The Stratford Upon Avon Walking Tour
Stratford-Upon-Avon, though it was chartered in 1196, has continued to grow over its 800 years. You can see evidence of that in the image below. There are three clearly different styles of architecture in just one corner of the city. Making for a multidimensional town within the English countryside.
Walking in Shakespeare’s Footsteps
We then ventured onto Guild Chapel and a grammar school, both of which Shakespeare attended. A short walk away from the grammar school; we came upon Hall’s Croft, which was the home of Susanna Shakespeare and her husband, Dr. John Hall. I didn’t have time for a look inside, but I did snap a photo of the outside. Susanna Hall was the oldest child of William Shakespeare and Anne Hathaway.
Our guide was full of interesting little facts like the word “disease” coming from dis-ease. As well as “bonfire,” derived from the fact that bonfires were originally fires in which bones were burned. When graveyards filled up they would move the bones to a separate building, when that filled up, then they burnt them to get rid of them. All this trivia made for a fascinating tour! On our Stratford Upon Avon walking tour, we next headed to the Holy Trinity Church, which is the final resting place of William Shakespeare.
The Holy Trinity Church
The last part of the Stratford Town Walk takes you to the Holy Trinity Church, which is where you’ll find Shakespeare’s Grave. It’s a lovely looking church with a unique character. You can almost feel the age of the place. It was probably my favorite stop on the Stratford Upon Avon tour. The people who must have come and gone throughout the years. I also adore graveyards. I’ve always felt peaceful when walking through them.
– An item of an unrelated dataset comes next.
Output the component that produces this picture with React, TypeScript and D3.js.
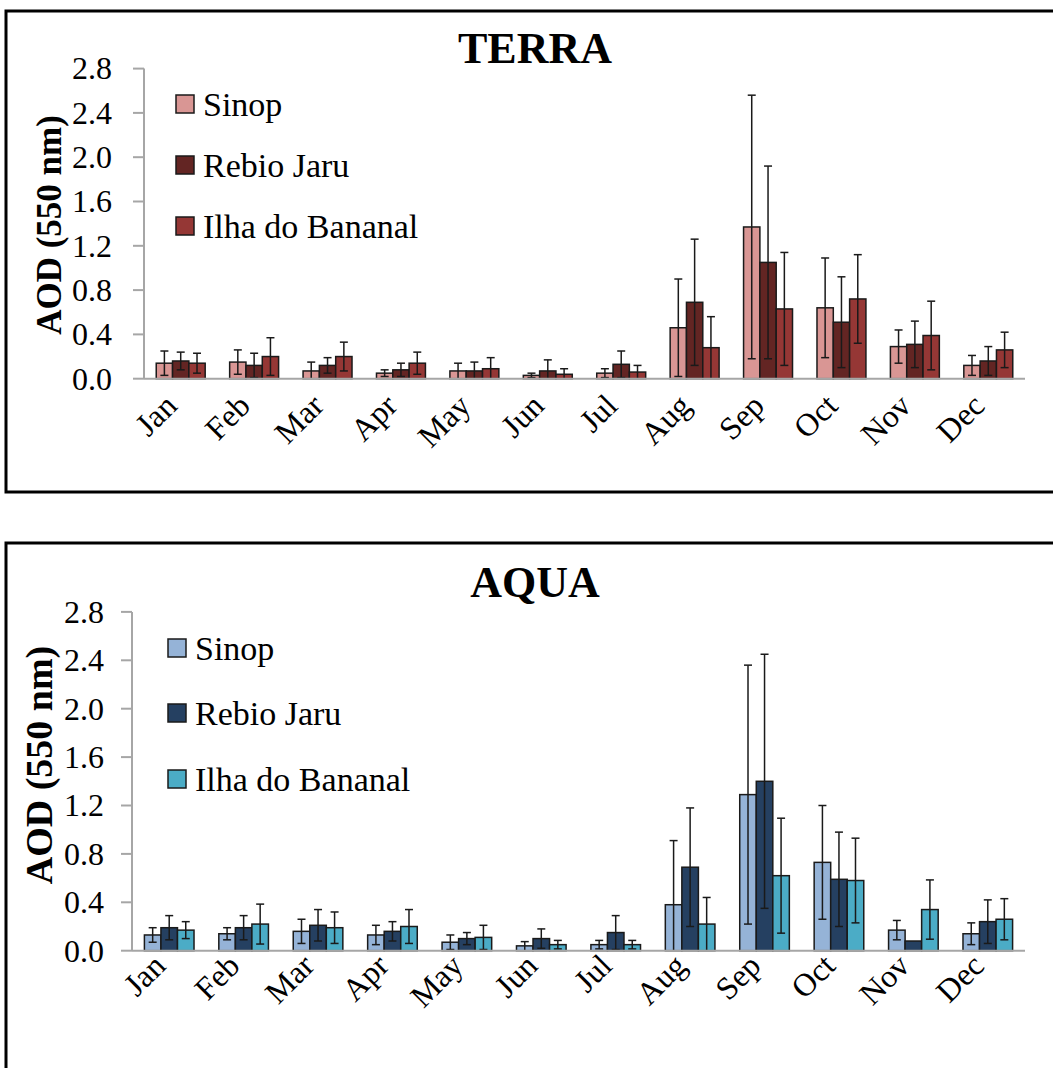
import React from "react";
import * as d3 from "d3";

const months = ["Jan", "Feb", "Mar", "Apr", "May", "Jun", "Jul", "Aug", "Sep", "Oct", "Nov", "Dec"];
const sites = ["Sinop", "Rebio Jaru", "Ilha do Bananal"];
const yTicks = [0, 0.4, 0.8, 1.2, 1.6, 2.0, 2.4, 2.8];

const terraSinop = [0.14, 0.15, 0.07, 0.05, 0.07, 0.03, 0.05, 0.46, 1.37, 0.64, 0.29, 0.12];
const terraSinopErr = [0.11, 0.11, 0.08, 0.03, 0.07, 0.02, 0.04, 0.44, 1.19, 0.45, 0.15, 0.09];
const terraRebio = [0.16, 0.12, 0.12, 0.08, 0.07, 0.07, 0.13, 0.69, 1.05, 0.51, 0.31, 0.16];
const terraRebioErr = [0.08, 0.11, 0.07, 0.06, 0.08, 0.10, 0.12, 0.57, 0.87, 0.41, 0.21, 0.13];
const terraIlha = [0.14, 0.20, 0.20, 0.14, 0.09, 0.04, 0.06, 0.28, 0.63, 0.72, 0.39, 0.26];
const terraIlhaErr = [0.09, 0.17, 0.13, 0.10, 0.10, 0.05, 0.06, 0.28, 0.51, 0.40, 0.31, 0.16];

const aquaSinop = [0.13, 0.14, 0.16, 0.13, 0.07, 0.04, 0.05, 0.38, 1.29, 0.73, 0.17, 0.14];
const aquaSinopErr = [0.06, 0.05, 0.10, 0.08, 0.06, 0.035, 0.035, 0.53, 1.07, 0.47, 0.08, 0.09];
const aquaRebio = [0.19, 0.19, 0.21, 0.16, 0.10, 0.10, 0.15, 0.69, 1.40, 0.59, 0.08, 0.24];
const aquaRebioErr = [0.10, 0.10, 0.13, 0.08, 0.05, 0.08, 0.14, 0.49, 1.05, 0.39, 0, 0.18];
const aquaIlha = [0.17, 0.22, 0.19, 0.20, 0.11, 0.05, 0.05, 0.22, 0.62, 0.58, 0.34, 0.26];
const aquaIlhaErr = [0.07, 0.165, 0.13, 0.14, 0.10, 0.035, 0.035, 0.22, 0.475, 0.35, 0.245, 0.17];

const terraColors = ["#D99694", "#632523", "#953735"];
const aquaColors = ["#95B3D7", "#254061", "#4BACC6"];

const FONT = "Liberation Serif, Tinos, Times New Roman, DejaVu Serif, serif";

type PanelProps = {
  title: string;
  values: number[][];
  errors: number[][];
  colors: string[];
  frameY: number;
  frameH: number;
  titleY: number;
  x0: number;
  x1: number;
  yBase: number;
  yTop: number;
  tickLabelX: number;
  yLabelX: number;
  yLabelY: number;
  yLabelSize: number;
  legendX: number;
  legendYs: number[];
  xLabelDy: number;
};

function Panel(p: PanelProps) {
  const x = d3.scaleBand<string>().domain(months).range([p.x0, p.x1]).paddingInner(1 / 3).paddingOuter(1 / 6);
  const xs = d3.scaleBand<string>().domain(sites).range([0, x.bandwidth()]);
  const y = d3.scaleLinear().domain([0, 2.8]).range([p.yBase, p.yTop]);
  const cap = 4;
  const tf = { fontFamily: FONT };
  return (
    <g>
      <rect x={6} y={p.frameY} width={1100} height={p.frameH} fill="white" stroke="#000" strokeWidth={3} />
      <text x={535} y={p.titleY} textAnchor="middle" style={tf} fontWeight="bold" fontSize={44}>
        {p.title}
      </text>
      <text
        transform={`translate(${p.yLabelX},${p.yLabelY}) rotate(-90)`}
        textAnchor="middle"
        style={tf}
        fontWeight="bold"
        fontSize={p.yLabelSize}
      >
        AOD (550 nm)
      </text>
      {yTicks.map((t) => (
        <g key={t}>
          <line x1={p.x0 - 11} x2={p.x0} y1={y(t)} y2={y(t)} stroke="#A6A6A6" strokeWidth={2} />
          <text x={p.tickLabelX} y={y(t)} dy="0.34em" textAnchor="end" style={tf} fontSize={32}>
            {t.toFixed(1)}
          </text>
        </g>
      ))}
      {months.map((m, i) => (
        <g key={m}>
          {sites.map((s, k) => {
            const v = p.values[k][i];
            const bx = (x(m) as number) + (xs(s) as number);
            const w = xs.bandwidth();
            return (
              <rect
                key={s}
                x={bx}
                y={y(v)}
                width={w}
                height={p.yBase - y(v)}
                fill={p.colors[k]}
                stroke="#1a1a1a"
                strokeWidth={1.5}
              />
            );
          })}
        </g>
      ))}
      {months.map((m, i) => (
        <g key={m + "e"}>
          {sites.map((s, k) => {
            const v = p.values[k][i];
            const e = p.errors[k][i];
            if (!e) return null;
            const cx = (x(m) as number) + (xs(s) as number) + xs.bandwidth() / 2;
            const hi = y(v + e);
            const loV = v - e;
            const lo = y(Math.max(0, loV));
            return (
              <g key={s} stroke="#1a1a1a" strokeWidth={1.5}>
                <line x1={cx} x2={cx} y1={hi} y2={lo} />
                <line x1={cx - cap} x2={cx + cap} y1={hi} y2={hi} />
                {loV > 0.005 ? <line x1={cx - cap} x2={cx + cap} y1={lo} y2={lo} /> : null}
              </g>
            );
          })}
        </g>
      ))}
      <line x1={p.x0} x2={p.x0} y1={p.yTop} y2={p.yBase} stroke="#A6A6A6" strokeWidth={2} />
      <line x1={p.x0} x2={p.x1} y1={p.yBase} y2={p.yBase} stroke="#A6A6A6" strokeWidth={2} />
      {months.map((m) => {
        const cx = (x(m) as number) + x.bandwidth() / 2;
        return (
          <text
            key={m + "l"}
            transform={`translate(${cx - 2},${p.yBase + p.xLabelDy}) rotate(-45)`}
            textAnchor="end"
            style={tf}
            fontSize={32}
          >
            {m}
          </text>
        );
      })}
      {sites.map((s, k) => (
        <g key={s + "lg"}>
          <rect x={p.legendX} y={p.legendYs[k] - 9} width={18} height={18} fill={p.colors[k]} stroke="#1a1a1a" strokeWidth={1.5} />
          <text x={p.legendX + 27} y={p.legendYs[k]} dy="0.36em" style={tf} fontSize={34}>
            {s}
          </text>
        </g>
      ))}
    </g>
  );
}

export default function App() {
  return (
    <svg
      width={1053}
      height={1068}
      style={{ position: "absolute", left: 0, top: 0, background: "white" }}
    >
      <Panel
        title="TERRA"
        values={[terraSinop, terraRebio, terraIlha]}
        errors={[terraSinopErr, terraRebioErr, terraIlhaErr]}
        colors={terraColors}
        frameY={11}
        frameH={481}
        titleY={63}
        x0={144}
        x1={1025}
        yBase={378.7}
        yTop={68.6}
        tickLabelX={112}
        yLabelX={61}
        yLabelY={225}
        yLabelSize={35}
        legendX={176}
        legendYs={[104, 165, 226]}
        xLabelDy={29}
      />
      <Panel
        title="AQUA"
        values={[aquaSinop, aquaRebio, aquaIlha]}
        errors={[aquaSinopErr, aquaRebioErr, aquaIlhaErr]}
        colors={aquaColors}
        frameY={543}
        frameH={600}
        titleY={597}
        x0={132}
        x1={1025}
        yBase={950.7}
        yTop={611.9}
        tickLabelX={104}
        yLabelX={52}
        yLabelY={765}
        yLabelSize={38}
        legendX={168}
        legendYs={[648, 713, 779]}
        xLabelDy={17}
      />
    </svg>
  );
}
Visiting Shakespeare’s Grave
William Shakespeare was born and died in Stratford-upon-Avon, both of which happened on St. George’s day (April 23rd). Though those dates are up for debate. His baptism is recorded on April 26th, 1564, with his burial on April 25th, 1616, both of which are from the Holy Trinity Church, where both events took place. Within a few years of his death, a memorial to Shakespeare was erected. This memorial (see below) is thought to be a good likeness since it was made shortly after his death. Many of the most well-known images of Shakespeare are from people who did not know him. So they are merely guesses at what the playwright looked like.
Shakespeare’s grave reads:
- GOOD FRIEND FOR JESUS SAKE FOREBEAR,
- TO DIGG THE DVST ENCLOSED HERE.
- BLESTE BE YE MAN YT SPARES THESE STONES,
- AND CURSED BE HE YT MOVES MY BONES.
It’s thought to be a warning to anyone who’d wish to removal Shakespeare’s body to Westminster Abbey or the exhumation of his body for examination. It seems he really wanted to stay home in Stratford Upon Avon!
Aside from the Shakespearian side of the church, I found it’s misericord carvings most entertaining. While the stained glass is beautiful, it’s not what I remember most from the church. I remember these carvings above all else. They are supposed to be scenes depicting ‘morals’.
The second image is a woman who talked too much (per her husband) and got punished for it. Misericords were created in a world where the majority of people were unable to read or write.
“The carvings are a mixture of bawdy and satirical with a theatrical, almost carnival-like element, but with an underlying sacred meaning. They are a stark reminder that the devil is everywhere in everyday life and is poised to drag souls to hell.”
My Review of the Stratford Town Walk
If you couldn’t already tell, I enjoyed the Stratford Town Walk. It’s a wonderful tour whether you have a few days in Stratford-Upon-Avon or just one day like I did. Not only affordable, but the guides are full of fascinating facts! It’s also easily walkable, with no hills or steep terrain so great for those with difficulties. I highly recommend it on your next trip!